Every Student Succeeds Act: Why Guard/Reserve Kids Should Be Included

Last year, Congress passed the Every Student Succeeds Act, which included a new subgroup for identification in school data: military-connected children.

Why was this important?

We know school-aged military-connected children move three times more than their civilian counterparts - so much that we lobbied to get an interstate compact just for military children and their educational needs.

What we don't know is how much school they are missing compared to their civilian counterparts or how disruptions and transitions in their lives impact school performance, including access to gifted and talented programs and more.

The data now is tracked for military-connected kids as a population through the Military Student Identifier (MSI).

How do Guard and Reserve kids fit into this picture?

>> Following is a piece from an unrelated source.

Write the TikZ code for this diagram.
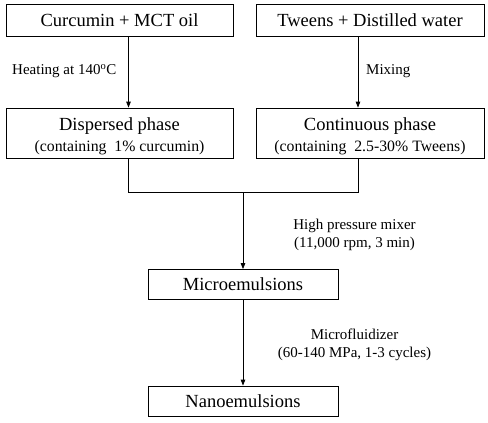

It's assumed mobility, or frequent PCSs, are not an issue for most Guard and Reserve families, so the identifier only tracks children whose parents report they are on active duty orders. This muddies the waters, as Guard and Reserve members might be on active duty intermittently. As a result, data on them is collected sometimes, but not always. There is no way to separate their data from that of children of active component servicemembers.

Why is it important to separate Guard and Reserve component military children?

We know a lot about the challenges of multiple moves on military-connected children, and it is great that we now have a way to track the educational impacts. However, there is growing evidence suggesting parental absence has negative impacts as well.

It is important to understand how a military child's educational experience is affected when a National Guard member is mobilized to deal with a mudslide 250 miles away.

As we say in the advocacy community, “gone is gone.” It makes no difference to that child whether their parent is in the Middle East battling the Islamic State of Iraq and Syria or a forest fire in Northern California.

There is a fix for this. States have the ability to implement the MSI on their own; some already have.

Texas added an MSI to the Texas Education Agency's annual data collection in 2013. Review of that data by the Military Child Education Coalition (MCEC), which has been a leader in advocacy for military-connected children, highlighted opportunities to improve support and minimize disruptions for military-connected children.

MOAA supports efforts to disaggregate data on military children of the National Guard and Reserve, and believes the best way to achieve this is through state legislation. MCEC has great resources on this issue and is working with states and other advocacy organizations to build awareness at the state and local level.

Guard and Reserve families have a role to play here, too, in reaching out to their state legislators and letting them know how service impacts their children and why their children's challenges should be captured in data.